Multidisciplinary research at the crossroads of psychology, neuroscience, and biophysics.

Because the map is not the territory


Building bridges

Although practices are changing, the bulk of research still takes place in silos with limited overlap between disciplines. Applying translational and crosscutting approaches to gain insight into complex brain/body systems and functions is how discoveries are made. Looking into the abyss to bridge gaps—where they exist—is one way of advancing our understanding of who we are, human behaviour, and inform the design of inclusive and context relevant interventions/solutions.

Redrawing boundaries

Edging beyond established frontiers to investigate underexplored areas of translational neuroscience where psychology, neurophysiology, biophysics, and the computational sciences convene.

Crossing borders (areas of interest)

Pain/pleasure axis + transient hypofrontality ⋆ cataloguing and comparing neurophysiology and biophysics of select altered states of consciousness (e.g., sleep, controlled stress, meditation, anaesthesia, hyperarousal, psychedelics, near death, etc.) ⋆ stress, trauma, resilience and emotional and interoceptive processing ⋆ neurophysiological and biomedical interventions for stress regulation and improved mental health in crisis, extreme, confined, and isolated settings.
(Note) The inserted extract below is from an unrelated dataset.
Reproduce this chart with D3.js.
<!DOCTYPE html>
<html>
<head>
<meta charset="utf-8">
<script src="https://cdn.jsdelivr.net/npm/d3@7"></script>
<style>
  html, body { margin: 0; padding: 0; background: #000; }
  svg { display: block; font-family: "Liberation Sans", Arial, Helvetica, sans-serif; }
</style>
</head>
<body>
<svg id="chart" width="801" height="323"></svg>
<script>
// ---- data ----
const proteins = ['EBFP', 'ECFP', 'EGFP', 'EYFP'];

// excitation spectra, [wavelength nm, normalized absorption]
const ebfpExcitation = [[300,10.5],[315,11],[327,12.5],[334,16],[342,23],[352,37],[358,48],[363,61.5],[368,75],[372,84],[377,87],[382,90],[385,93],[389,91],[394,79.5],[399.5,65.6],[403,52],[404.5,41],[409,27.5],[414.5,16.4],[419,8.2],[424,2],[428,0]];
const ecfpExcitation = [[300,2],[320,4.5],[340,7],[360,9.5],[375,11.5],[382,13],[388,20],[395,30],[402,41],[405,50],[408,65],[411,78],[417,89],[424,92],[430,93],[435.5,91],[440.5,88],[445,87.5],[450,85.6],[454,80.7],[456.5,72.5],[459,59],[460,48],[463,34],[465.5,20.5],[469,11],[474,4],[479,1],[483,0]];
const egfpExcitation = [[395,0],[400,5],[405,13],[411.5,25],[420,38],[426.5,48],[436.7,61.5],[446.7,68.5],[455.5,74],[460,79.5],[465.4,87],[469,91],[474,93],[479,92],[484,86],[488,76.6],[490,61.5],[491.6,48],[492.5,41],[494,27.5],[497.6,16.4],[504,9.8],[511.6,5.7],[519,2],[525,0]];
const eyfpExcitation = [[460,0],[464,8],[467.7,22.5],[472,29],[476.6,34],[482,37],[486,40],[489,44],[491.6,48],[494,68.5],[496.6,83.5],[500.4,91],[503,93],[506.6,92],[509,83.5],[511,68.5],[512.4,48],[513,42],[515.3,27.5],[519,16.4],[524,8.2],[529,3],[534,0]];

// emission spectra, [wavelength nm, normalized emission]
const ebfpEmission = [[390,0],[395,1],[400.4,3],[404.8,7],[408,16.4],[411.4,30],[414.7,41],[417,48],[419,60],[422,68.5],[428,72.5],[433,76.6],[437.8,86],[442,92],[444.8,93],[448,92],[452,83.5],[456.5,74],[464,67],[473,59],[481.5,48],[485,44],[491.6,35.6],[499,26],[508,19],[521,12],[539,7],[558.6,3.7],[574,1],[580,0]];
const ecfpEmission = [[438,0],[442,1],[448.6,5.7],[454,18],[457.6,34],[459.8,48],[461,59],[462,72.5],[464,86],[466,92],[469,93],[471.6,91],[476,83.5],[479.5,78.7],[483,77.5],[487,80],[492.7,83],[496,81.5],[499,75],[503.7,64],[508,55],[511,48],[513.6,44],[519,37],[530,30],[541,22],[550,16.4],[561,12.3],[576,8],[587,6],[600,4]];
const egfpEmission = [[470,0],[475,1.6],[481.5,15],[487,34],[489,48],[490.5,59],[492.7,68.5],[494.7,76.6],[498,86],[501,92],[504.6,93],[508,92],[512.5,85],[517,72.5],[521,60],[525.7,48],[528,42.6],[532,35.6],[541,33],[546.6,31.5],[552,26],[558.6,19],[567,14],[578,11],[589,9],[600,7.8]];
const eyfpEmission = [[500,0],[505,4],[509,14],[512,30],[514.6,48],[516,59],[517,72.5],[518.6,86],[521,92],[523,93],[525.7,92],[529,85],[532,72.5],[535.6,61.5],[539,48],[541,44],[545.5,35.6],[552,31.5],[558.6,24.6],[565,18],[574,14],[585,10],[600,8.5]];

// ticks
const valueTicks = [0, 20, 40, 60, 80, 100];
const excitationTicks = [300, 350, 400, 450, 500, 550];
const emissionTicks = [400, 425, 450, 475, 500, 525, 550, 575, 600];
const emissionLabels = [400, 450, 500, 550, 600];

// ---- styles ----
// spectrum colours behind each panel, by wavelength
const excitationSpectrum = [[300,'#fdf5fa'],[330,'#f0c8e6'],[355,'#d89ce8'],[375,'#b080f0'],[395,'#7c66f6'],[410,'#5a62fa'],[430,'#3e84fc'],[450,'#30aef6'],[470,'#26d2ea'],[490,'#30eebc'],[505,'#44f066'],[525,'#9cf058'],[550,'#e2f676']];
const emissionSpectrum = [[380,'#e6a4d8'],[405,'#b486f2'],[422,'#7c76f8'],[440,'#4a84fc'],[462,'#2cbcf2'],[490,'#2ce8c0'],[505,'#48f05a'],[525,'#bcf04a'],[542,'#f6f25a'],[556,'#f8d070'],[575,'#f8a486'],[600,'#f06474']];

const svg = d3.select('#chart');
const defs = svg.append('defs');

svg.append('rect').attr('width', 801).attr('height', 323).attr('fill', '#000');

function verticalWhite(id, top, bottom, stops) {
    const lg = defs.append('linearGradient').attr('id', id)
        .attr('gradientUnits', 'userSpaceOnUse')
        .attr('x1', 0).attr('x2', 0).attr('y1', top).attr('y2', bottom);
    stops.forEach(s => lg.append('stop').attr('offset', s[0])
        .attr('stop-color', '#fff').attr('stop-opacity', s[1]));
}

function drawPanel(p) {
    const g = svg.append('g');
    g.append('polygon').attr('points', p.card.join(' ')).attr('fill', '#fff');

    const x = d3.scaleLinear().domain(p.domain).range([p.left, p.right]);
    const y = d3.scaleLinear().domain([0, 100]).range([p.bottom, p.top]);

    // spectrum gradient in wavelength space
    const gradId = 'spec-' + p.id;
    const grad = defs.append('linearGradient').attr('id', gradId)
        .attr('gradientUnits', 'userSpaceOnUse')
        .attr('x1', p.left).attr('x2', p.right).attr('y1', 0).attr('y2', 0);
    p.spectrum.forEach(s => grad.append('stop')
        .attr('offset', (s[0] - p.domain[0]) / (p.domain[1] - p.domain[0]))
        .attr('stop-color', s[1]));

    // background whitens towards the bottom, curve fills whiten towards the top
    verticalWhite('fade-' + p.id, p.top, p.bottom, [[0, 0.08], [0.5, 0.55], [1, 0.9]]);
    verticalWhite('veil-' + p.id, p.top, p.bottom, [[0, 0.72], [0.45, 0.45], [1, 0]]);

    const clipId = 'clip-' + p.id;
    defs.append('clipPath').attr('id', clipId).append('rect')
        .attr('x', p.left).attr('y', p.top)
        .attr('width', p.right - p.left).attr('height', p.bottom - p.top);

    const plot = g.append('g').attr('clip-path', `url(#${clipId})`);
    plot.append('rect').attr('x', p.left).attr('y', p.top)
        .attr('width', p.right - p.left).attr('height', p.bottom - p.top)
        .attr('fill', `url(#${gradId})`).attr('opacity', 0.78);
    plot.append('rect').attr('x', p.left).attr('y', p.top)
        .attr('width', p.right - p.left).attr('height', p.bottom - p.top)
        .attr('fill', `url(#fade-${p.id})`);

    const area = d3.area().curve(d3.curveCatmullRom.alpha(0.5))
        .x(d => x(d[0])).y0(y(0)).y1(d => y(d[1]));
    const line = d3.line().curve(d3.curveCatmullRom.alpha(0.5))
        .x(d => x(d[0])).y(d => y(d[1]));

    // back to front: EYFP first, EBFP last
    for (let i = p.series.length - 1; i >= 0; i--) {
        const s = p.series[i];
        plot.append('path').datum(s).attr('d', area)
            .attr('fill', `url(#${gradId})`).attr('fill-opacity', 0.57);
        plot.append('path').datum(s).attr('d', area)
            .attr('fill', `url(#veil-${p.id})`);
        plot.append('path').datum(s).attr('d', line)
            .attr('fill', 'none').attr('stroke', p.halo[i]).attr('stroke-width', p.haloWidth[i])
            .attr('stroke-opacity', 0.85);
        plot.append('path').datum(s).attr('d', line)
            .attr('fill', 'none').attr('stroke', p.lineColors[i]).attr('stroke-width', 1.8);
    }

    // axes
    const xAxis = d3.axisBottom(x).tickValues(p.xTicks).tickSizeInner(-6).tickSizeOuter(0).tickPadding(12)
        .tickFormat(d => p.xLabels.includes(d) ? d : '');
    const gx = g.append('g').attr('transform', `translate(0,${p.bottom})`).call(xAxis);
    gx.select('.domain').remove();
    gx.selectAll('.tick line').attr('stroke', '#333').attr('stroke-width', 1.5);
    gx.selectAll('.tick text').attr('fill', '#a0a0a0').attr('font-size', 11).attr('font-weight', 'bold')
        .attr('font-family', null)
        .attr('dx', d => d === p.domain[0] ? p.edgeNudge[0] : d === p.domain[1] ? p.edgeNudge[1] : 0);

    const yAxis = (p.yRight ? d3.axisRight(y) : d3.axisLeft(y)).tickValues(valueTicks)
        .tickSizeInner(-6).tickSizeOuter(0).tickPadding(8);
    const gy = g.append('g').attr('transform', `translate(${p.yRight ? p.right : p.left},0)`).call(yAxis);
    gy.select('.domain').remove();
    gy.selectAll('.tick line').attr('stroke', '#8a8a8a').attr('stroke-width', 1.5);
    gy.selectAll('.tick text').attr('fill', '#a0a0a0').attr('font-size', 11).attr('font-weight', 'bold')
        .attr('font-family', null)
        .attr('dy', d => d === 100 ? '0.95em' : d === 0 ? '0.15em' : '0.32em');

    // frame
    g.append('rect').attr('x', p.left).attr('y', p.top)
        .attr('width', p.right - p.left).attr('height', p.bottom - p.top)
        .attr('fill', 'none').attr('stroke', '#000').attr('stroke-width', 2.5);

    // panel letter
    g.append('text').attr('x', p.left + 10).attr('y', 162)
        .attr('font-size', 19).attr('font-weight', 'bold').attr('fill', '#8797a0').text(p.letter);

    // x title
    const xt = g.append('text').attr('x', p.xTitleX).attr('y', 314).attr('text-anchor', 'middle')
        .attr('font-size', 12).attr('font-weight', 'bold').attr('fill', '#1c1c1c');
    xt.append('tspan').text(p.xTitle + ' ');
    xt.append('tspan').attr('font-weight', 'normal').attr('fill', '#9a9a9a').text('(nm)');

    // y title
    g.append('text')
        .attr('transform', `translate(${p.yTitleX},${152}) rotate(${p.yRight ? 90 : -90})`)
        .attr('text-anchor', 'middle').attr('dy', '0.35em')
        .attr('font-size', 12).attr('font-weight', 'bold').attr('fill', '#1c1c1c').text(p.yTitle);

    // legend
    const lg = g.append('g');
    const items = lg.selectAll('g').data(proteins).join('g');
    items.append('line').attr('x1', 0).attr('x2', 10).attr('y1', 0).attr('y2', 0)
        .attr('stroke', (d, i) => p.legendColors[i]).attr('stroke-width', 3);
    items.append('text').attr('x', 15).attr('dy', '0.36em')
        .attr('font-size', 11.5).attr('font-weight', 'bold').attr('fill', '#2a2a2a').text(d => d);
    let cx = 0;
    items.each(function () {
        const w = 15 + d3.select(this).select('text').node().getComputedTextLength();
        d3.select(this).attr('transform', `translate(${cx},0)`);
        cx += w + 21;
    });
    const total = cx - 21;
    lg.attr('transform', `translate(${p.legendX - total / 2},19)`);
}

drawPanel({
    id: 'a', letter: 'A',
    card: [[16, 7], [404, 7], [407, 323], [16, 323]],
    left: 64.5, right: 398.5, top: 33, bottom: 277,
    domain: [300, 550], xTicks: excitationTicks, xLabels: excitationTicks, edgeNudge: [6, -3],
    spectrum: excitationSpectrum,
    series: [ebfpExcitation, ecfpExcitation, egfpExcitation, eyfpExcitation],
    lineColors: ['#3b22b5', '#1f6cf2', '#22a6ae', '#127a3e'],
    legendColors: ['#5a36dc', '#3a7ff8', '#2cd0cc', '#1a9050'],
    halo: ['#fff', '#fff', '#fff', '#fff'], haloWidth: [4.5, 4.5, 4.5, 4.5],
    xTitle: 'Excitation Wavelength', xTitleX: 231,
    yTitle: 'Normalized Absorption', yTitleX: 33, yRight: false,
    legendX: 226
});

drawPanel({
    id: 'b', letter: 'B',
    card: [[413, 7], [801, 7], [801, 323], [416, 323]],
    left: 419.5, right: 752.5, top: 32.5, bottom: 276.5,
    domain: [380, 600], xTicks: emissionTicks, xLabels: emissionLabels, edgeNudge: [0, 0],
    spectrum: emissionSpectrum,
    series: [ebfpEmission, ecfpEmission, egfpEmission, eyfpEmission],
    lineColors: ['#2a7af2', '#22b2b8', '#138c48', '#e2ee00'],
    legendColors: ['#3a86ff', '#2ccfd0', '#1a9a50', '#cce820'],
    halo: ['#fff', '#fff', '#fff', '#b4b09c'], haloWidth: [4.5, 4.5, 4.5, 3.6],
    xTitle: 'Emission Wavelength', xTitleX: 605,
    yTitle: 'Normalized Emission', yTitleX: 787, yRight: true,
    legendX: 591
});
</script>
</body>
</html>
Detail of nerve cells from canine olfactory bulb, published in Sulla fina anatomia degli organi centrali del sistema nervoso (1885) by Camillo Golgi. Source.
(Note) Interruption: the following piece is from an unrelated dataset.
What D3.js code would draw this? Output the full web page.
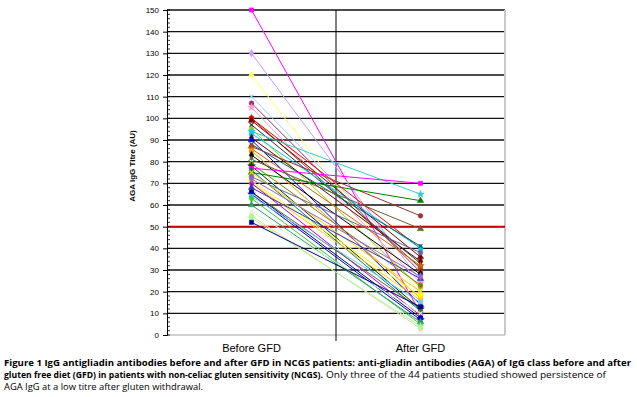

Charted expanses (concluded studies)

The study, Travel Far Enough, Meet Yourself: Subjective Interoception, Emotion Regulation, and the Psychedelic Experience—Implications for Crisis Management in Middle Adulthood, investigated if psychedelic experiences in midlife are associated with an ability to better manage episodes of crisis/stress and prompt general improvements in mental health and well-being. Middle adulthood (~ ages 35 to 60/65) is full of complex, overlapping, and compounded chronic and/or concurrent stressors that can decrease interoceptive tone (Infurna et al., 2020), dampen cognitive coping mechanisms like resilience (Kabat-Zinn, 2013; Lutz et al., 2016), and increase negative emotional affect to cause maladaptive thoughts and behaviours (Aldwin, 2021; Daly & Robinson, 2021; George et al., 2021; Ong et al., 2009; Wickrama et al., 2021). This rise in negative trends in high-income countries—from death by suicide amongst White, middle-aged men in the United States (Hu et al., 2008; Infurna et al., 2020) to ‘diseases of despair’ like drug and alcohol addiction (Berkovitch et al., 2021; George et al., 2021), depression, anxiety, or chronic liver disease (Berkovitch et al., 2021; Blanchflower, 2020; Hendricks et al., 2015; Moreton et al., 2020)—challenge conventional ideas that well-being is at its apex in middle adulthood (Arnett, 2018; Galambos et al., 2020).

A broad methodological approach was used to fill gaps in knowledge regarding the cause and management of crisis/stress in middle adulthood. Secondary investigations investigated if a higher prevalence of maladaptive traits is associated with an increase in crisis episodes in middle adulthood and if positively perceived psychedelic experience(s) in midlife are associated with a decrease in the incidence and/or intensity of crisis states and related emotive/interoceptive loads.

Results? In short: Almost all respondents stated they were currently in crisis or had experienced one, with most crisis episodes taking place between the ages of 41 to 50 with multiple existential and physical drivers as causes. Many participants experienced changes to their interoceptive and emotive capacities. Psychedelic experiences had marginal impact on crisis management for a small number of participants.

Nerve cell detail (1900) by Santiago Ramón y Cajal. Source.

Explorations (research in progress and on the horizon)

Research collaborator on projects affiliated with labs at Massachusetts General Hospital and Harvard Medical School: Investigating the neurophysiology and biophysics of stress, emotion regulation, and awe/wonder in various ICE environments; PTSD and stress in emergency responder (firefighter) populations; diet, psychophysiology and gut microbiome in genetic isolate populations; operational performance and psychoneuroimmunology in partial gravity; and associations between arousal, interoception, emotion regulation in extreme, confined, and isolated environments that affect mental health and behavioral outcomes.

“The brain is a world consisting of a number of unexplored continents and great stretches of unknown territory.”